Objective: Return each line of the listing below, unchanged, and omit the images.

Data excerpt:
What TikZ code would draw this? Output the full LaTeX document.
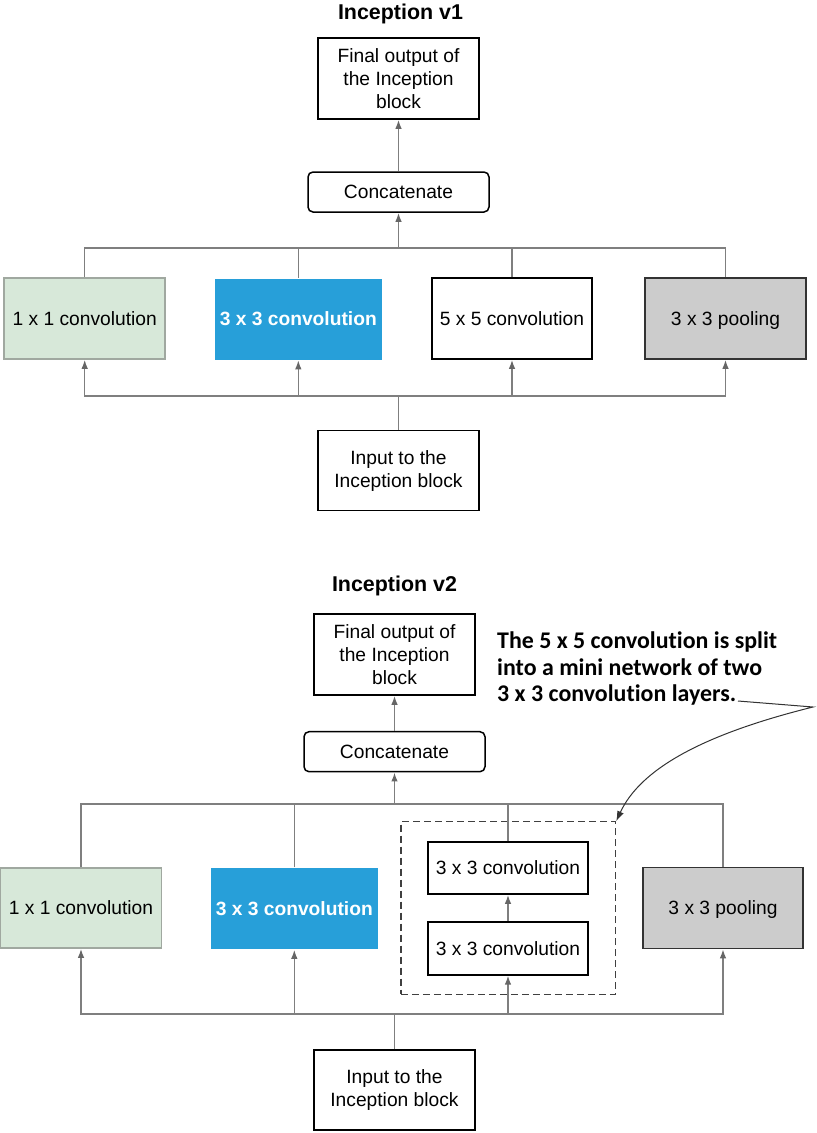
\documentclass[tikz,border=0pt]{standalone}
\usepackage{fontspec}
\setmainfont{Liberation Sans}
\newfontfamily\notefont[Ligatures=NoCommon]{Carlito}
\usepackage{tikz}
\usetikzlibrary{calc}
\usetikzlibrary{arrows.meta}
\definecolor{busgray}{HTML}{7F7F7F}
\definecolor{tipgray}{HTML}{666666}
\definecolor{convblue}{HTML}{279FD9}
\definecolor{convgreen}{HTML}{D7E8D9}
\definecolor{greenline}{HTML}{A0A8A0}
\definecolor{poolgray}{HTML}{CCCCCC}
\definecolor{poolline}{HTML}{333333}
\newcommand{\boxfont}{\fontsize{19.3}{23}\selectfont}
\tikzset{>={Latex[length=9bp,width=6bp]}}
\tikzstyle{title} = [font=\bfseries\fontsize{21.5}{25}\selectfont]
\tikzstyle{box} = [rectangle, draw=black, line width=1.5bp, align=center, inner sep=0pt, font=\boxfont]
\tikzstyle{one} = [text height=15bp, text depth=1.2bp]
\tikzstyle{big} = [minimum width=161bp, minimum height=81bp]
\tikzstyle{blue} = [draw=none, fill=convblue, text=white, font=\bfseries\boxfont, minimum width=167bp]
\tikzstyle{green} = [draw=greenline, fill=convgreen]
\tikzstyle{pool} = [draw=poolline, fill=poolgray]
\tikzstyle{bus} = [draw=busgray, line width=1.5bp, arrows={-{Latex[length=9bp,width=6.5bp,color=tipgray]}}]
\tikzstyle{line} = [draw=busgray, line width=1.5bp]
\tikzstyle{note} = [font=\notefont\bfseries\fontsize{24}{26.5}\selectfont, align=left, inner sep=0pt]

\begin{document}
\begin{tikzpicture}[x=1bp, y=-1bp]
\useasboundingbox (0,0) rectangle (817,1133);
% Inception v1
\node [title] (T1) at (400.5,14) {Inception v1};
\node [box, big] (O1) at (398.5,78.5) {Final output of\\the Inception\\block};
\node [box, one, rounded corners=5bp, minimum width=181bp, minimum height=40bp] (C1) at (398.5,192) {Concatenate};
\node [box, one, big, green] (A1) at (84.7,318.5) {1 x 1 convolution};
\node [box, one, big, blue] (B1) at (298.3,319) {3 x 3 convolution};
\node [box, one, big, minimum width=160bp] (D1) at (512,318.5) {5 x 5 convolution};
\node [box, one, big, pool] (P1) at (725.5,318.5) {3 x 3 pooling};
\node [box, big, minimum height=80bp] (I1) at (398.5,470.7) {Input to the\\Inception block};
\coordinate (U1) at (398.5,248);
\coordinate (L1) at (398.5,396);
\draw [line] (A1.north) |- (U1) -| (P1.north);
\draw [line] (B1.north) -- (B1.north |- U1);
\draw [line] (D1.north) -- (D1.north |- U1);
\draw [bus] (U1) -- (C1.south);
\draw [bus] (C1.north) -- (O1.south);
\draw [line] (I1.north) -- (L1);
\draw [bus] (L1) -| (A1.south);
\draw [bus] (L1) -| (P1.south);
\draw [bus] (L1 -| B1.south) -- (B1.south);
\draw [bus] (L1 -| D1.south) -- (D1.south);
% Inception v2
\node [title] (T2) at (394.5,586) {Inception v2};
\node [box, big] (O2) at (394.5,654.5) {Final output of\\the Inception\\block};
\node [box, one, rounded corners=5bp, minimum width=181bp, minimum height=40bp] (C2) at (394.5,751.7) {Concatenate};
\node [box, one, big, minimum height=80bp, green] (A2) at (81,908) {1 x 1 convolution};
\node [box, one, big, blue] (B2) at (294.3,908.5) {3 x 3 convolution};
\node [draw=black!75, dashed, dash pattern=on 7bp off 4bp, line width=1.2bp, minimum width=214.7bp, minimum height=172.6bp, inner sep=0pt] (M2) at (508.3,908) {};
\node [box, one, minimum width=160bp, minimum height=52bp] (E2) at (508,868) {3 x 3 convolution};
\node [box, one, minimum width=160bp, minimum height=53bp] (F2) at (508,948.3) {3 x 3 convolution};
\node [box, one, big, pool, minimum width=160bp] (P2) at (723,908) {3 x 3 pooling};
\node [box, big, minimum height=80bp] (I2) at (394.5,1090) {Input to the\\Inception block};
\node [note, anchor=north west] (N2) at (497,632) {The 5 x 5 convolution is split\\into a mini network of two\\3 x 3 convolution layers.};
\coordinate (U2) at (394.5,804);
\coordinate (L2) at (394.5,1014);
\draw [line] (A2.north) |- (U2) -| (P2.north);
\draw [line] (B2.north) -- (B2.north |- U2);
\draw [line] (E2.north) -- (E2.north |- U2);
\draw [bus] (U2) -- (C2.south);
\draw [bus] (C2.north) -- (O2.south);
\draw [bus] (F2.north) -- (E2.south);
\draw [line] (I2.north) -- (L2);
\draw [bus] (L2) -| (A2.south);
\draw [bus] (L2) -| (P2.south);
\draw [bus] (L2 -| B2.south) -- (B2.south);
\draw [bus] (L2 -| F2.south) -- (F2.south);
\coordinate (S2) at (738,701);
\coordinate (K2) at (813,707);
\draw [draw=black!80, line width=1bp, -{Latex[length=10bp,width=7bp]}] (S2) -- (K2) .. controls (700,735) and (640,770) .. (M2.north east);
\end{tikzpicture}
\end{document}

Expected answer:
What TikZ code would draw this? Output the full LaTeX document.
\documentclass[tikz,border=0pt]{standalone}
\usepackage{fontspec}
\setmainfont{Liberation Sans}
\newfontfamily\notefont[Ligatures=NoCommon]{Carlito}
\usepackage{tikz}
\usetikzlibrary{calc}
\usetikzlibrary{arrows.meta}
\definecolor{busgray}{HTML}{7F7F7F}
\definecolor{tipgray}{HTML}{666666}
\definecolor{convblue}{HTML}{279FD9}
\definecolor{convgreen}{HTML}{D7E8D9}
\definecolor{greenline}{HTML}{A0A8A0}
\definecolor{poolgray}{HTML}{CCCCCC}
\definecolor{poolline}{HTML}{333333}
\newcommand{\boxfont}{\fontsize{19.3}{23}\selectfont}
\tikzset{>={Latex[length=9bp,width=6bp]}}
\tikzstyle{title} = [font=\bfseries\fontsize{21.5}{25}\selectfont]
\tikzstyle{box} = [rectangle, draw=black, line width=1.5bp, align=center, inner sep=0pt, font=\boxfont]
\tikzstyle{one} = [text height=15bp, text depth=1.2bp]
\tikzstyle{big} = [minimum width=161bp, minimum height=81bp]
\tikzstyle{blue} = [draw=none, fill=convblue, text=white, font=\bfseries\boxfont, minimum width=167bp]
\tikzstyle{green} = [draw=greenline, fill=convgreen]
\tikzstyle{pool} = [draw=poolline, fill=poolgray]
\tikzstyle{bus} = [draw=busgray, line width=1.5bp, arrows={-{Latex[length=9bp,width=6.5bp,color=tipgray]}}]
\tikzstyle{line} = [draw=busgray, line width=1.5bp]
\tikzstyle{note} = [font=\notefont\bfseries\fontsize{24}{26.5}\selectfont, align=left, inner sep=0pt]

\begin{document}
\begin{tikzpicture}[x=1bp, y=-1bp]
\useasboundingbox (0,0) rectangle (817,1133);
% Inception v1
\node [title] (T1) at (400.5,14) {Inception v1};
\node [box, big] (O1) at (398.5,78.5) {Final output of\\the Inception\\block};
\node [box, one, rounded corners=5bp, minimum width=181bp, minimum height=40bp] (C1) at (398.5,192) {Concatenate};
\node [box, one, big, green] (A1) at (84.7,318.5) {1 x 1 convolution};
\node [box, one, big, blue] (B1) at (298.3,319) {3 x 3 convolution};
\node [box, one, big, minimum width=160bp] (D1) at (512,318.5) {5 x 5 convolution};
\node [box, one, big, pool] (P1) at (725.5,318.5) {3 x 3 pooling};
\node [box, big, minimum height=80bp] (I1) at (398.5,470.7) {Input to the\\Inception block};
\coordinate (U1) at (398.5,248);
\coordinate (L1) at (398.5,396);
\draw [line] (A1.north) |- (U1) -| (P1.north);
\draw [line] (B1.north) -- (B1.north |- U1);
\draw [line] (D1.north) -- (D1.north |- U1);
\draw [bus] (U1) -- (C1.south);
\draw [bus] (C1.north) -- (O1.south);
\draw [line] (I1.north) -- (L1);
\draw [bus] (L1) -| (A1.south);
\draw [bus] (L1) -| (P1.south);
\draw [bus] (L1 -| B1.south) -- (B1.south);
\draw [bus] (L1 -| D1.south) -- (D1.south);
% Inception v2
\node [title] (T2) at (394.5,586) {Inception v2};
\node [box, big] (O2) at (394.5,654.5) {Final output of\\the Inception\\block};
\node [box, one, rounded corners=5bp, minimum width=181bp, minimum height=40bp] (C2) at (394.5,751.7) {Concatenate};
\node [box, one, big, minimum height=80bp, green] (A2) at (81,908) {1 x 1 convolution};
\node [box, one, big, blue] (B2) at (294.3,908.5) {3 x 3 convolution};
\node [draw=black!75, dashed, dash pattern=on 7bp off 4bp, line width=1.2bp, minimum width=214.7bp, minimum height=172.6bp, inner sep=0pt] (M2) at (508.3,908) {};
\node [box, one, minimum width=160bp, minimum height=52bp] (E2) at (508,868) {3 x 3 convolution};
\node [box, one, minimum width=160bp, minimum height=53bp] (F2) at (508,948.3) {3 x 3 convolution};
\node [box, one, big, pool, minimum width=160bp] (P2) at (723,908) {3 x 3 pooling};
\node [box, big, minimum height=80bp] (I2) at (394.5,1090) {Input to the\\Inception block};
\node [note, anchor=north west] (N2) at (497,632) {The 5 x 5 convolution is split\\into a mini network of two\\3 x 3 convolution layers.};
\coordinate (U2) at (394.5,804);
\coordinate (L2) at (394.5,1014);
\draw [line] (A2.north) |- (U2) -| (P2.north);
\draw [line] (B2.north) -- (B2.north |- U2);
\draw [line] (E2.north) -- (E2.north |- U2);
\draw [bus] (U2) -- (C2.south);
\draw [bus] (C2.north) -- (O2.south);
\draw [bus] (F2.north) -- (E2.south);
\draw [line] (I2.north) -- (L2);
\draw [bus] (L2) -| (A2.south);
\draw [bus] (L2) -| (P2.south);
\draw [bus] (L2 -| B2.south) -- (B2.south);
\draw [bus] (L2 -| F2.south) -- (F2.south);
\coordinate (S2) at (738,701);
\coordinate (K2) at (813,707);
\draw [draw=black!80, line width=1bp, -{Latex[length=10bp,width=7bp]}] (S2) -- (K2) .. controls (700,735) and (640,770) .. (M2.north east);
\end{tikzpicture}
\end{document}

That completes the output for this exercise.